I am trying to show that if for every bounded stopping time $\tau$ it holds that $E(X_{\tau})=E(X_{0})$ then ${X_{n}}$ is a discrete time martingale.
I have a few questions on my ideas on solving this.
First I consider a set $A \in F_{n}.$ I define $\tau= n-1$ for $\omega \in A$ and $\tau= n$ for $\omega \in A^{c}.$ I want to show that this definition of $\tau$ is a stopping time; that is $\{ \tau \le t \} \in F_{t}$ for all $t$. I am not quite sure if I know how to show this correctly: $\{ \tau \le t \}=(A\cap\{n-1 \le t\})\cup (A^c\cap\{n \le t\}) \in F_{t}.$ I am not sure if I formulated the algebra correctly here. Any help would be appreciated.

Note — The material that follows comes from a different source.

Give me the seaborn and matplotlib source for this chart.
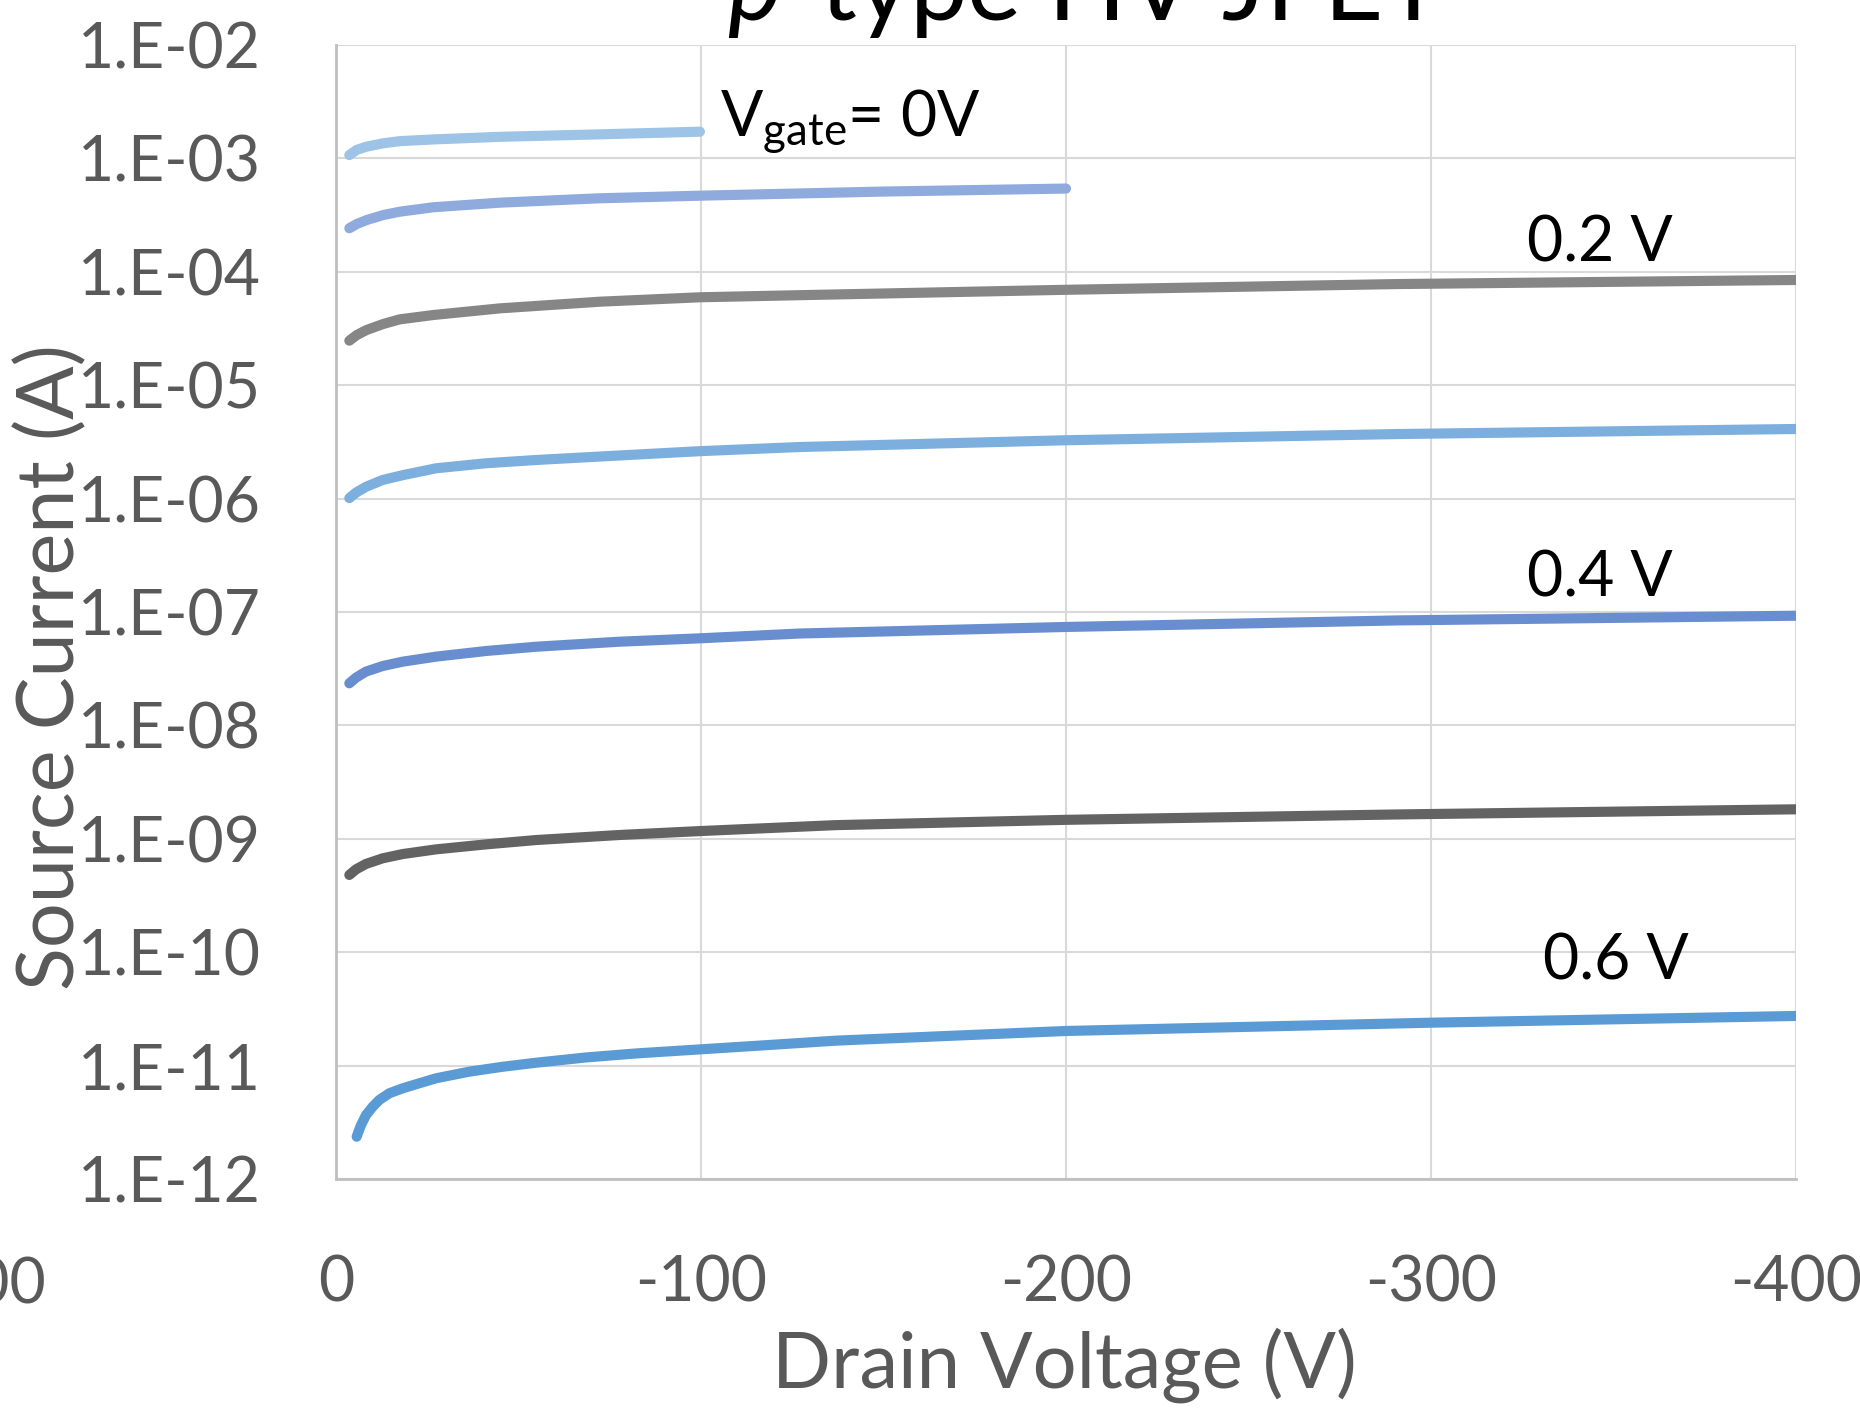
import matplotlib
matplotlib.use("Agg")
import matplotlib.pyplot as plt
from matplotlib.ticker import NullLocator
import numpy as np
import pandas as pd
import seaborn as sns

# ---------------- data ----------------
gate_labels = ["0 V", "0.1 V", "0.2 V", "0.3 V", "0.4 V", "0.5 V", "0.6 V"]

vd_g00 = [-3.65, -5.7, -8.4, -13.0, -17.5, -26.7, -44.9, -72.3, -99.7]
is_g00 = [1.07e-3, 1.19e-3, 1.27e-3, 1.36e-3, 1.42e-3, 1.47e-3, 1.55e-3, 1.63e-3, 1.72e-3]

vd_g01 = [-3.65, -5.7, -8.4, -13.0, -17.5, -26.7, -44.9, -72.3, -99.7, -150, -200]
is_g01 = [2.42e-4, 2.64e-4, 2.86e-4, 3.17e-4, 3.39e-4, 3.71e-4, 4.07e-4, 4.45e-4, 4.69e-4,
          5.10e-4, 5.42e-4]

vd_g02 = [-3.65, -5.7, -8.4, -13.0, -17.5, -26.7, -44.9, -72.3, -99.7, -127, -200, -291, -400]
is_g02 = [2.47e-5, 2.77e-5, 3.07e-5, 3.47e-5, 3.81e-5, 4.16e-5, 4.76e-5, 5.45e-5, 5.96e-5,
          6.22e-5, 6.94e-5, 7.80e-5, 8.47e-5]

vd_g03 = [-3.65, -5.5, -8.2, -12.8, -18.3, -27.4, -41.1, -54.8, -77.6, -99.7, -127, -200, -291, -400]
is_g03 = [1.01e-6, 1.13e-6, 1.27e-6, 1.46e-6, 1.61e-6, 1.85e-6, 2.05e-6, 2.19e-6, 2.40e-6,
          2.62e-6, 2.85e-6, 3.27e-6, 3.71e-6, 4.11e-6]

vd_g04 = [-3.65, -5.5, -8.2, -12.8, -18.3, -27.4, -41.1, -54.8, -77.6, -99.7, -127, -200, -291, -400]
is_g04 = [2.35e-8, 2.64e-8, 2.98e-8, 3.34e-8, 3.65e-8, 4.04e-8, 4.53e-8, 4.94e-8, 5.47e-8,
          5.86e-8, 6.46e-8, 7.38e-8, 8.43e-8, 9.27e-8]

vd_g05 = [-3.65, -5.5, -8.2, -12.8, -18.3, -27.4, -41.1, -54.8, -77.6, -99.7, -137, -200, -291, -400]
is_g05 = [4.80e-10, 5.38e-10, 6.00e-10, 6.73e-10, 7.34e-10, 8.07e-10, 8.93e-10, 9.75e-10,
          1.08e-9, 1.17e-9, 1.32e-9, 1.47e-9, 1.64e-9, 1.82e-9]

vd_g06 = [-5.66, -6.85, -8.22, -10.05, -11.87, -14.6, -18.3, -22.8, -27.4, -36.5, -45.7,
          -54.8, -68.5, -82.2, -99.7, -118.7, -137, -200, -300, -400]
is_g06 = [2.36e-12, 2.99e-12, 3.66e-12, 4.34e-12, 4.98e-12, 5.70e-12, 6.31e-12, 6.98e-12,
          7.73e-12, 8.84e-12, 9.77e-12, 1.06e-11, 1.18e-11, 1.28e-11, 1.39e-11, 1.52e-11,
          1.66e-11, 2.02e-11, 2.39e-11, 2.74e-11]

line_colors = ["#9DC3E6", "#8FAADC", "#868686", "#7CAFDD", "#698ED0", "#636363", "#5B9BD5"]

x_ticks = [0, -100, -200, -300, -400]
x_tick_labels = ["0", "-100", "-200", "-300", "-400"]
y_ticks = [1e-12, 1e-11, 1e-10, 1e-9, 1e-8, 1e-7, 1e-6, 1e-5, 1e-4, 1e-3, 1e-2]
y_tick_labels = ["1.E-12", "1.E-11", "1.E-10", "1.E-09", "1.E-08", "1.E-07",
                 "1.E-06", "1.E-05", "1.E-04", "1.E-03", "1.E-02"]

title_text = r"$\mathit{p}$-type HV JFET"
x_label = "Drain Voltage (V)"
y_label = "Source Current (A)"
annot_vgate = r"V$_{\mathrm{gate}}$= 0V"
annot_02 = "0.2 V"
annot_04 = "0.4 V"
annot_06 = "0.6 V"
cut_label = "100"

# ---------------- build table ----------------
series_vd = [vd_g00, vd_g01, vd_g02, vd_g03, vd_g04, vd_g05, vd_g06]
series_is = [is_g00, is_g01, is_g02, is_g03, is_g04, is_g05, is_g06]
frames = []
for lab, vd, cur in zip(gate_labels, series_vd, series_is):
    frames.append(pd.DataFrame({"Vd": vd, "Is": cur, "Vg": lab}))
df = pd.concat(frames, ignore_index=True)
palette = dict(zip(gate_labels, line_colors))

# ---------------- style ----------------
sns.set_style("white")
plt.rcParams["font.family"] = ["Lato", "DejaVu Sans"]
plt.rcParams["mathtext.fontset"] = "custom"
plt.rcParams["mathtext.rm"] = "Lato"
plt.rcParams["mathtext.it"] = "Lato:italic"
plt.rcParams["mathtext.bf"] = "Lato:bold"

W, H = 1860, 1424
fig = plt.figure(figsize=(W / 100, H / 100), dpi=100)
ax_l, ax_r, ax_t, ax_b = 336, 1796, 45, 1179
ax = fig.add_axes([ax_l / W, 1 - ax_b / H, (ax_r - ax_l) / W, (ax_b - ax_t) / H])

sns.lineplot(data=df, x="Vd", y="Is", hue="Vg", hue_order=gate_labels, palette=palette,
             estimator=None, sort=False, linewidth=7.3, solid_capstyle="round",
             solid_joinstyle="round", legend=False, ax=ax)
for ln in ax.lines:
    ln.set_linewidth(7.3)
    ln.set_solid_capstyle("round")
    ln.set_solid_joinstyle("round")

ax.set_yscale("log")
ax.set_xlim(0, -400)
ax.set_ylim(1e-12, 1e-2)
ax.set_xticks(x_ticks)
ax.set_xticklabels(x_tick_labels)
ax.set_yticks(y_ticks)
ax.set_yticklabels(y_tick_labels)
ax.yaxis.set_minor_locator(NullLocator())
ax.xaxis.set_minor_locator(NullLocator())

ax.grid(True, which="major", color="#D9D9D9", linewidth=1.5)
ax.set_axisbelow(True)
for s in ["top", "right"]:
    ax.spines[s].set_visible(False)
for s in ["left", "bottom"]:
    ax.spines[s].set_color("#BFBFBF")
    ax.spines[s].set_linewidth(2)

ax.tick_params(axis="both", length=0, labelsize=45, labelcolor="#595959")
ax.tick_params(axis="y", pad=54)
ax.tick_params(axis="x", pad=54)

ax.set_xlabel(x_label, fontsize=56, color="#595959")
ax.xaxis.label.set_va("baseline")
ax.xaxis.set_label_coords(0.4986, -(1388 - ax_b) / (ax_b - ax_t))

ax.set_ylabel(y_label, fontsize=57, color="#595959")
ax.yaxis.label.set_va("baseline")
ax.yaxis.set_label_coords((74 - ax_l) / (ax_r - ax_l), (ax_b - 667) / (ax_b - ax_t))

# title (cut off at the top in the reference)
fig.text(1085 / W, 1 - 20 / H, title_text, ha="center", va="baseline",
         fontsize=74, color="black")

# annotations
fig.text(720 / W, 1 - 136 / H, annot_vgate, ha="left", va="baseline", fontsize=45, color="black")
fig.text(1527 / W, 1 - 262 / H, annot_02, ha="left", va="baseline", fontsize=45, color="black")
fig.text(1527 / W, 1 - 597 / H, annot_04, ha="left", va="baseline", fontsize=45, color="black")
fig.text(1543 / W, 1 - 980 / H, annot_06, ha="left", va="baseline", fontsize=45, color="black")

# partially visible tick label at the left edge
fig.text(47 / W, 1 - 1257 / H, cut_label, ha="right", va="top", fontsize=45, color="#595959")

fig.savefig("out.png", dpi=100)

If I can show that $\tau$ is a stopping time then I know I can show $E(X_{n-1}1_{A})=E(X_{n}1_{A}),$ where $1_{A}$ is the indicator function for the set A. Is this enough to conclude $X_{n}$ is a martingale. Why?
First of all, note that you have to consider $A \in \mathcal{F}_{\color{red}{n-1}}$ (otherwise $\tau$ fails to be a stopping time). Although I understand very well what you want to say with the following line
$$\{\tau \leq t\} = (A \cap \{n-1 \leq t\}) \cup (A^c \cap \{n \leq t\})$$
this is not written up nicely (e.g. what exactly is $\{n-1 \leq t\}$ supposed to mean?). From my point of view it is much clearer to write
$$\{\tau \leq t\} = \begin{cases} \emptyset, & t \leq n-2, \\ A & t =n-1, \\ \Omega, & t \geq n. \end{cases}$$
Since $A \in \mathcal{F}_{n-1}$, this identity shows that $\tau$ is a stopping time.
Yes. By the very definition of conditional expectation
$$\forall A \in \mathcal{F}_{n-1}: \qquad \int_A X_n \, d\mathbb{P} = \mathbb{E}(1_A X_n) = \mathbb{E}(1_A X_{n-1}) = \int_A X_{n-1} \, d\mathbb{P}$$
is equivalent to
$$\mathbb{E}(X_{n-1} \mid \mathcal{F}_{n-1}) = X_{n-1}. \tag{1}$$
Combining $(1)$ with the tower property, we find that $(X_n)_{n \in \mathbb{N}}$ is a martingale. (This is a standard exercise in martingale theory; give it a try!)